Der US-Amerikaner William Kraft (nomen est omen) ist ein hierzulande eher unbekannter Komponist, sein 1983 geschriebenes Paukenkonzert hat es dennoch hier und da in die Konzerte geschafft. Problem: man braucht jemanden, der das erstmal spielen kann (und will), denn schon beim Zuhören wird einem schnell schwindelig: Moment, der gute Mann hat doch nur zwei Arme, ich habe eben mindestens fünf gesehen. Wieland Welzel, seit über 20 Jahren Pauker bei den Berliner Philharmonikern, wirbelt und donnert, schwingt und fliegt, und manchmal streichelt er seine Paukenfelle, bis ganz unfassbare Töne ans Ohr dringen. Schlaginstrument?
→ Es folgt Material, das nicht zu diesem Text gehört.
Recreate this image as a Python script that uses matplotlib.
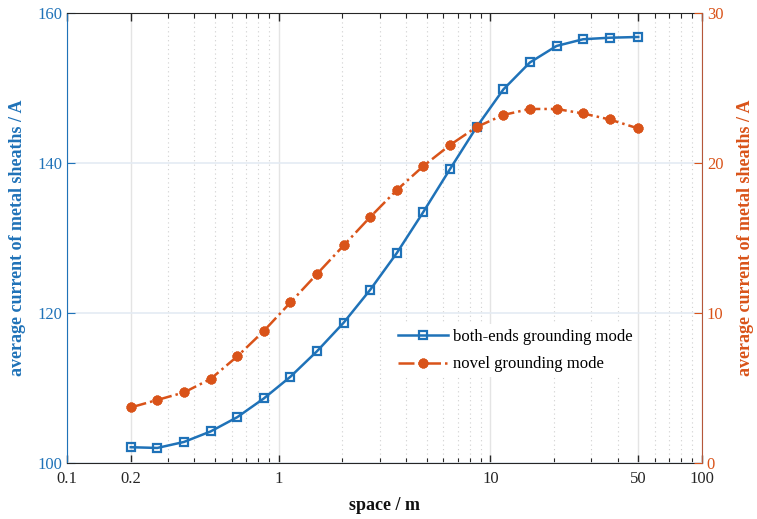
import matplotlib.pyplot as plt
from matplotlib.ticker import FixedLocator, NullFormatter

plt.rcParams['font.family'] = ['Liberation Serif', 'DejaVu Serif']
plt.rcParams['mathtext.fontset'] = 'custom'

# 间距 (m)
space = [0.2, 0.267, 0.357, 0.477, 0.637, 0.851, 1.137, 1.518, 2.028, 2.709,
         3.618, 4.833, 6.455, 8.622, 11.52, 15.38, 20.55, 27.44, 36.66, 50.0]

# 两端接地方式 (左轴, A)
both_ends = [102.1, 102.0, 102.8, 104.2, 106.1, 108.6, 111.5, 114.9, 118.7, 123.1,
             128.0, 133.5, 139.2, 144.8, 149.8, 153.4, 155.6, 156.5, 156.7, 156.8]

# 新型接地方式 (右轴, A)
novel = [3.7, 4.2, 4.7, 5.6, 7.1, 8.8, 10.7, 12.6, 14.5, 16.4,
         18.2, 19.8, 21.2, 22.4, 23.2, 23.6, 23.6, 23.3, 22.9, 22.3]

x_major = [0.1, 0.2, 1, 10, 50, 100]
x_major_labels = ['0.1', '0.2', '1', '10', '50', '100']
x_minor = ([k * 0.1 for k in range(3, 10)] + list(range(2, 10))
           + list(range(20, 100, 10)))

C_BLUE = '#1f72b8'
C_ORANGE = '#D95319'

fig = plt.figure(figsize=(7.57, 5.19), dpi=100)
ax = fig.add_axes([0.0885, 0.108, 0.8388, 0.867])
ax2 = ax.twinx()

l1, = ax.plot(space, both_ends, '-', color=C_BLUE, lw=1.8, marker='s',
              ms=5.5, mfc='none', mec=C_BLUE, mew=1.6,
              label='both-ends grounding mode')
l2, = ax2.plot(space, novel, '-.', color=C_ORANGE, lw=1.8, marker=(8, 2, 0),
               ms=7, mec=C_ORANGE, mew=2.4, label='novel grounding mode')

ax.set_xscale('log')
ax.set_xlim(0.1, 100)
ax.set_ylim(100, 160)
ax2.set_ylim(0, 30)

ax.xaxis.set_major_locator(FixedLocator(x_major))
ax.set_xticklabels(x_major_labels)
ax.xaxis.set_minor_locator(FixedLocator(x_minor))
ax.xaxis.set_minor_formatter(NullFormatter())
ax.set_yticks([100, 120, 140, 160])
ax2.set_yticks([0, 10, 20, 30])

# 网格：主刻度实线，次刻度点线
ax.grid(True, which='major', axis='x', color='#e4e4e4', lw=1.0, ls='-')
ax.grid(True, which='minor', axis='x', color='#d0d0d0', lw=0.8, ls=(0, (1, 3)))
ax.grid(True, which='major', axis='y', color='#e4ebf3', lw=1.2, ls='-')
ax.set_axisbelow(True)

ax.tick_params(axis='x', which='both', direction='in', top=True, labelsize=12,
               colors='#262626', pad=6)
ax.tick_params(axis='x', which='major', length=6, width=1)
ax.tick_params(axis='x', which='minor', length=3.5, width=0.8)
ax.tick_params(axis='y', direction='in', length=6, colors=C_BLUE, labelsize=12)
ax2.tick_params(axis='y', direction='in', length=6, colors=C_ORANGE, labelsize=12)

for s in ['top', 'bottom']:
    ax.spines[s].set_color('#262626')
    ax2.spines[s].set_visible(False)
ax.spines['left'].set_color(C_BLUE)
ax2.spines['left'].set_visible(False)
ax2.spines['right'].set_color('#b5573a')
ax.spines['right'].set_visible(False)

ax.set_xlabel('space / m', fontsize=13, fontweight='bold', color='#111111',
              labelpad=7)
ax.set_ylabel('average current of metal sheaths / A', fontsize=13,
              fontweight='bold', color=C_BLUE, labelpad=8)
ax2.set_ylabel('average current of metal sheaths / A', fontsize=13,
               fontweight='bold', color=C_ORANGE, labelpad=10)

leg = ax2.legend(handles=[l1, l2], loc='upper left', bbox_to_anchor=(0.5, 0.328),
                 frameon=True, fontsize=12, handlelength=3.0, handletextpad=0.3,
                 labelspacing=0.7, borderpad=0.3)
leg.get_frame().set_facecolor('white')
leg.get_frame().set_edgecolor('none')
leg.get_frame().set_alpha(1)

fig.savefig('out.png', dpi=100)
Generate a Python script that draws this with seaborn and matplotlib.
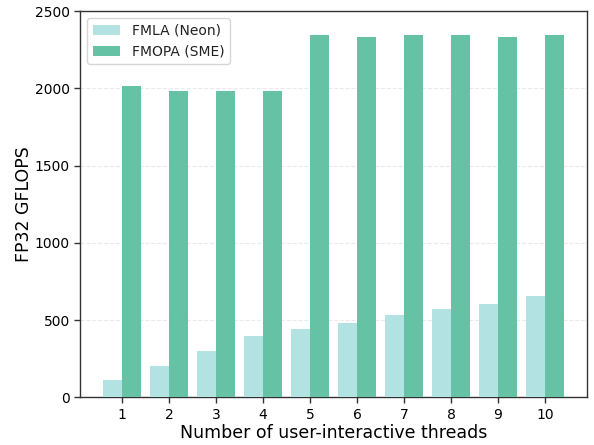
import matplotlib
matplotlib.use("Agg")
import matplotlib.pyplot as plt
import seaborn as sns
import pandas as pd

threads = [1, 2, 3, 4, 5, 6, 7, 8, 9, 10]
fmla_neon = [110, 200, 298, 395, 440, 479, 531, 570, 602, 654]
fmopa_sme = [2015, 1980, 1985, 1980, 2345, 2335, 2345, 2345, 2335, 2345]
series_names = ["FMLA (Neon)", "FMOPA (SME)"]
palette = ["#b3e2e2", "#66c2a5"]

df = pd.DataFrame({
    "threads": threads * 2,
    "gflops": fmla_neon + fmopa_sme,
    "kernel": [series_names[0]] * len(threads) + [series_names[1]] * len(threads),
})

sns.set_style("white")
plt.rcParams["font.family"] = ["DejaVu Sans"]
plt.rcParams["text.color"] = "black"
plt.rcParams["axes.labelcolor"] = "black"
plt.rcParams["xtick.color"] = "black"
plt.rcParams["ytick.color"] = "black"

fig, ax = plt.subplots(figsize=(5.94, 4.45), dpi=100)
fig.subplots_adjust(left=0.135, right=0.988, top=0.975, bottom=0.107)

sns.barplot(data=df, x="threads", y="gflops", hue="kernel", palette=palette,
            width=0.8, saturation=1, linewidth=0, edgecolor="none", ax=ax, zorder=3)

ax.set_xlim(-0.89, 9.89)
ax.set_ylim(0, 2500)
ax.set_yticks([0, 500, 1000, 1500, 2000, 2500])
ax.yaxis.grid(True, linestyle="--", color="#dddddd", linewidth=0.8, alpha=0.6, zorder=0)
ax.set_axisbelow(True)

for s in ax.spines.values():
    s.set_color("#333333")
    s.set_linewidth(1.0)

ax.tick_params(axis="both", which="both", labelsize=10, length=4, width=1,
               color="#333333", labelcolor="black", bottom=True, left=True)
ax.set_xlabel("Number of user-interactive threads", fontsize=12.5, color="black", labelpad=1.5)
ax.set_ylabel("FP32 GFLOPS", fontsize=12.5, color="black", labelpad=1.5)

leg = ax.legend(loc="upper left", fontsize=10, frameon=True, edgecolor="#cccccc",
                fancybox=True, title=None)
for t in leg.get_texts():
    t.set_color("#222222")

fig.savefig("out.png", dpi=100)
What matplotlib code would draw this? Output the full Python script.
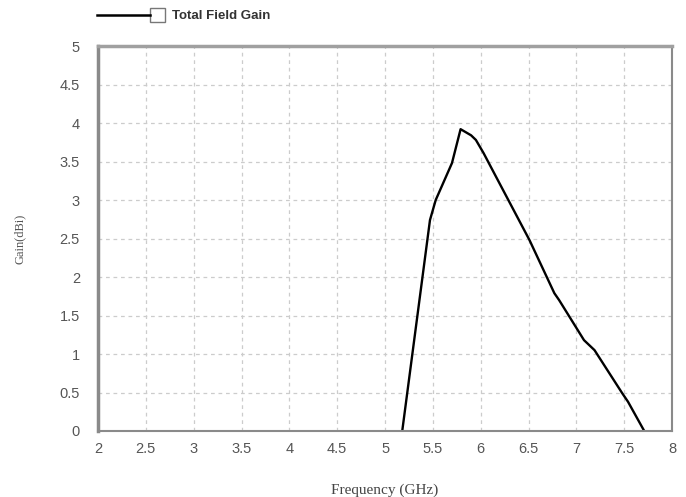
import matplotlib.pyplot as plt
from matplotlib.lines import Line2D
from matplotlib.patches import Rectangle
import numpy as np

# total field gain vs frequency
freq = [5.18, 5.47, 5.53, 5.70, 5.79, 5.90, 5.95, 6.03, 6.17, 6.51, 6.77, 6.82, 7.08, 7.19, 7.48, 7.54, 7.71]
gain = [0.0, 2.74, 3.00, 3.48, 3.92, 3.84, 3.78, 3.61, 3.28, 2.48, 1.79, 1.70, 1.18, 1.05, 0.49, 0.38, 0.0]
xticks = [2, 2.5, 3, 3.5, 4, 4.5, 5, 5.5, 6, 6.5, 7, 7.5, 8]
yticks = [0, 0.5, 1, 1.5, 2, 2.5, 3, 3.5, 4, 4.5, 5]

fig = plt.figure(figsize=(6.86, 4.97), dpi=100)
ax = fig.add_axes([0.1429, 0.1328, 0.8367, 0.7746])

ax.plot(freq, gain, color='black', lw=1.7)
ax.set_xlim(2, 8)
ax.set_ylim(0, 5)
ax.set_xticks(xticks)
ax.set_yticks(yticks)
ax.set_xticklabels([f'{t:g}' for t in xticks])
ax.set_yticklabels([f'{t:g}' for t in yticks])
ax.grid(True, ls=(0, (3, 3)), color='#cccccc', lw=0.9)
ax.tick_params(length=0, labelsize=10.5, labelcolor='#555555')
ax.tick_params(axis='x', pad=8)
ax.tick_params(axis='y', pad=13)
for lab in ax.get_xticklabels() + ax.get_yticklabels():
    lab.set_family('Liberation Sans')
for s in ax.spines.values():
    s.set_color('#8a8a8a')
    s.set_linewidth(1.5)
ax.spines['left'].set_linewidth(2.5)
ax.spines['top'].set_linewidth(2.5)
ax.spines['top'].set_color('#a0a0a0')

ax.set_xlabel('Frequency (GHz)', family='Liberation Serif', fontsize=11,
              color='#444444', labelpad=20)
ax.set_ylabel('Gain(dBi)', family='Liberation Serif', fontsize=9,
              color='#555555', labelpad=24)

# legend above the plot
fig.add_artist(Line2D([97/686, 150/686], [1-15/497, 1-15/497], color='black', lw=1.8))
fig.add_artist(Rectangle((150/686, 1-22/497), 15/686, 14/497, fill=False,
                         edgecolor='#777777', lw=1))
fig.text(172/686, 1-16/497, 'Total Field Gain', family='Liberation Sans', fontsize=9.5,
         fontweight='bold', color='#333333', va='center', ha='left')

fig.savefig('out.png', dpi=100)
Das, so lernen wir am heutigen Abend, ist viel zu kurz gegriffen. Schwieriger erscheint, das Ausdrucksvermögen des kompletten Werkes zu erfassen.

Mit der manchmal schroffen Faktur der Komposition, die etwa auch die Streicher seltsam ignorant behandelt, muss man im Ohr erstmal klarkommen. Am besten gelingt das mit der Verzahnung der Motive und etlichen kanonischen Effekten und Echos, die Petrenko und das BJO mit viel Sensibilität herausarbeiten. Welzels Zugabe fragte bescheiden und augenzwinkernd nach dem Sinn von Encores: „Sie klatschen alle, da habe ich mich gefragt, was macht man da als Pauker?“ Hummelflug und Bach-Suite fallen aus, also hat sich Welzel selbst eine Etüde komponiert, die vierschlegelig mit dem harmonisch sanft Changierenden noch einmal eine neue klangliche Qualität der Pauken vorstellte. Großer Applaus. Und immer noch kein Ende, gottlob.

Igor Strawinskys heidnische Bilder „Le Sacre du Printemps“ sorgen nach der Pause für die Bündelung aller Kräfte. Was 1913 noch für tumultartige Szenen sorgte, kommt heute zwar im Klangergebnis – hat man den richtigen Ausdruck samt richtigen Mann am Pult erwischt – selten braver daher, trotzdem ist das Stück längst ein Klassiker geworden. Ausdruck ist jedoch (und das ausgerechnet bei Strawinsky!) listigerweise das Zauberwort, womit dieses Stück wirklich erst zum Leben erweckt wird. Zählen können die Jugendlichen sowieso alle und Petrenko vermittelt von vorne eine poulencfreundliche Sicherheit. Nur steht der nicht auf dem Programm, und so darf die Schlagzeuggang erneut brillieren. Exakt hier liegt die Höraufmerksamkeit, weil die sieben jungen Leute sich nicht nur um Erfüllung bemühen, sondern den etwa zu viert an zwei großen Tam-Tams ausgeführten Bacchanalen eine liebevolle Exaktheit schenken, die Strawinsky noch einmal vergoldet. Plötzlich bekommt die immerhin 105 Jahre alte Partitur wieder Wumms und Drive und Petrenkos Selbstverständlichkeit hebelt manche Kleinteiligkeit kompositorischer Anstrengung mühelos und sofort aus: das mächtige Gebilde beginnt dann im hinreißenden Getöse in sich selbst eine Schwingung zu erzeugen, in der man minutenlang im Strudel verschwindet und sich anschließend vergewissert: ja, ich, Hamburg, jetzt im Konzert, bin noch da, nicht geopfert.

Minimalste Freudenschmälerung kommt zu Beginn des zweiten Teils auf: da nämlich, wo plötzlich klassische Tugenden in der Agogik gefragt sind, bugsiert das BJO an einer haarscharfen Kante zwischen Freiheit und Kontrolle. Einige Momente lang scheint es mehr Mut zu benötigen, einen melodiösen, tragenden Bogen zu spannen als auf die sprichwörtliche Pauke zu hauen. Dann, Stöpsel wieder rein, Gehörschutz ist auch bei den jungen Leuten wichtig, wird wieder großtrommelig getanzt, natürlich nicht im ¾-Takt, wir sind ja hier nicht in Thielemanns Neujahrswien. Im zweiten Teil läßt Petrenko dann noch mehr die Zügel locker und führt die Musiker zu einem atemberaubenden Final-Riss-Schluss, bei dem kurz die Membrane der Elbphi zu flattern scheinen. Bringt sie bitte auch die nächsten 50 Jahre zum Erzittern, liebes Bundesjugendorchester. Gratulation!